Count the lines below that contain the word "chart", and give only that number.

[Figure scripts]:
..........

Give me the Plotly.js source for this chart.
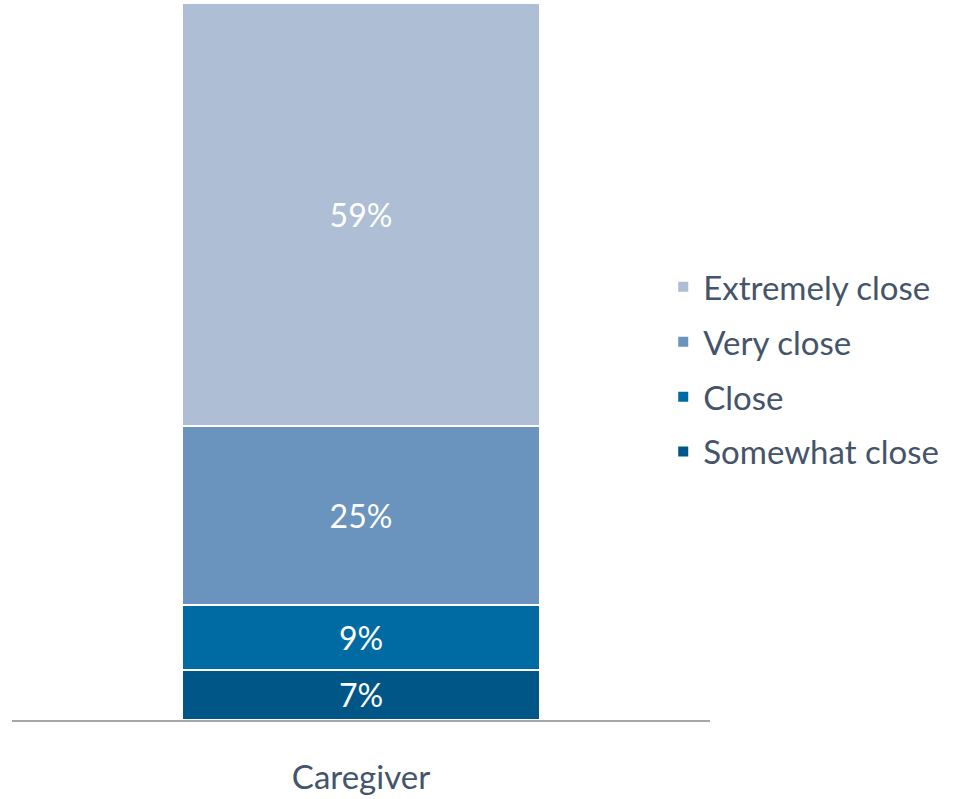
<!DOCTYPE html>
<html>
<head>
<meta charset="utf-8">
<script src="https://cdn.plot.ly/plotly-3.0.1.min.js"></script>
<style>html,body{margin:0;padding:0;background:#fff;}#chart{width:953px;height:799px;}</style>
</head>
<body>
<div id="chart"></div>
<script>
const categories = ["Caregiver"];
const seriesNames = ["Somewhat close", "Close", "Very close", "Extremely close"];
const somewhatClose = [7];
const close = [9];
const veryClose = [25];
const extremelyClose = [59];
const seriesValues = [somewhatClose, close, veryClose, extremelyClose];
const colors = ["#005686", "#006BA3", "#6A93BD", "#ADBED5"];

const font = "Lato, 'Open Sans', sans-serif";
const textColor = "#44546A";

const traces = seriesNames.map((name, i) => ({
  type: "bar",
  name: name,
  x: categories,
  y: seriesValues[i],
  text: seriesValues[i].map(v => v + "%"),
  textposition: "inside",
  insidetextanchor: "middle",
  textfont: {family: font, size: 32, color: "#ffffff"},
  marker: {color: colors[i], line: {color: "#ffffff", width: 2}},
  width: 0.514,
  legendgroup: "g" + i,
  legendrank: seriesNames.length - i,
  hoverinfo: "name+y"
}));

const layout = {
  width: 953,
  height: 799,
  margin: {l: 12, r: 243, t: 3, b: 79},
  barmode: "stack",
  paper_bgcolor: "#ffffff",
  plot_bgcolor: "#ffffff",
  font: {family: font, color: textColor},
  xaxis: {
    range: [-0.5, 0.5],
    showline: true,
    linecolor: "#a6a6a6",
    linewidth: 2,
    ticks: "",
    tickfont: {family: font, size: 33, color: textColor},
    ticklabelstandoff: 27,
    fixedrange: true
  },
  yaxis: {
    range: [0, 100],
    visible: false,
    showgrid: false,
    zeroline: false,
    fixedrange: true
  },
  showlegend: true,
  legend: {
    x: 0.933,
    xanchor: "left",
    y: 0.489,
    yanchor: "middle",
    traceorder: "grouped",
    tracegroupgap: 9,
    font: {family: font, size: 33, color: textColor},
    itemwidth: 30
  }
};

Plotly.newPlot("chart", traces, layout, {displayModeBar: false, staticPlot: true});
</script>
</body>
</html>
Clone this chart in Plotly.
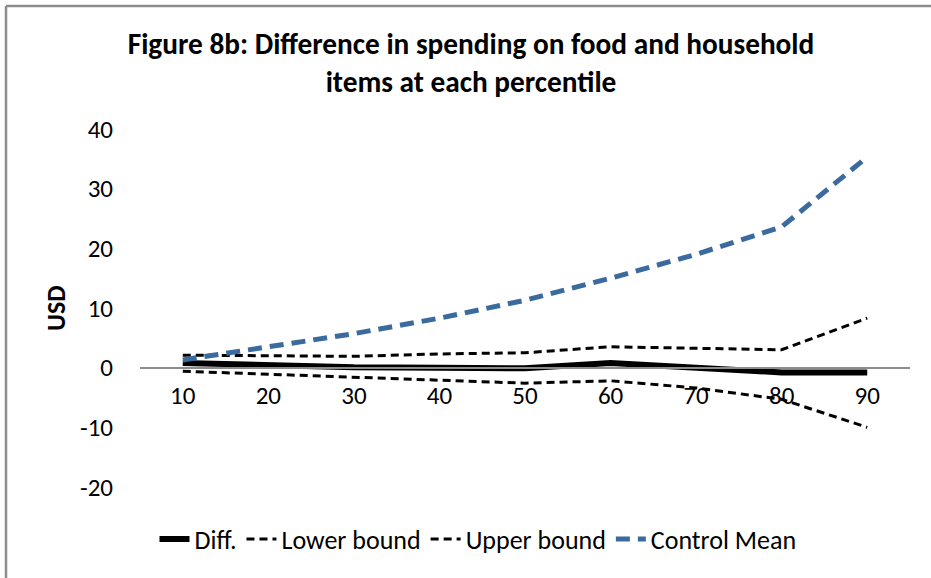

..........

[ANSWER TO THE EXERCISE]: 5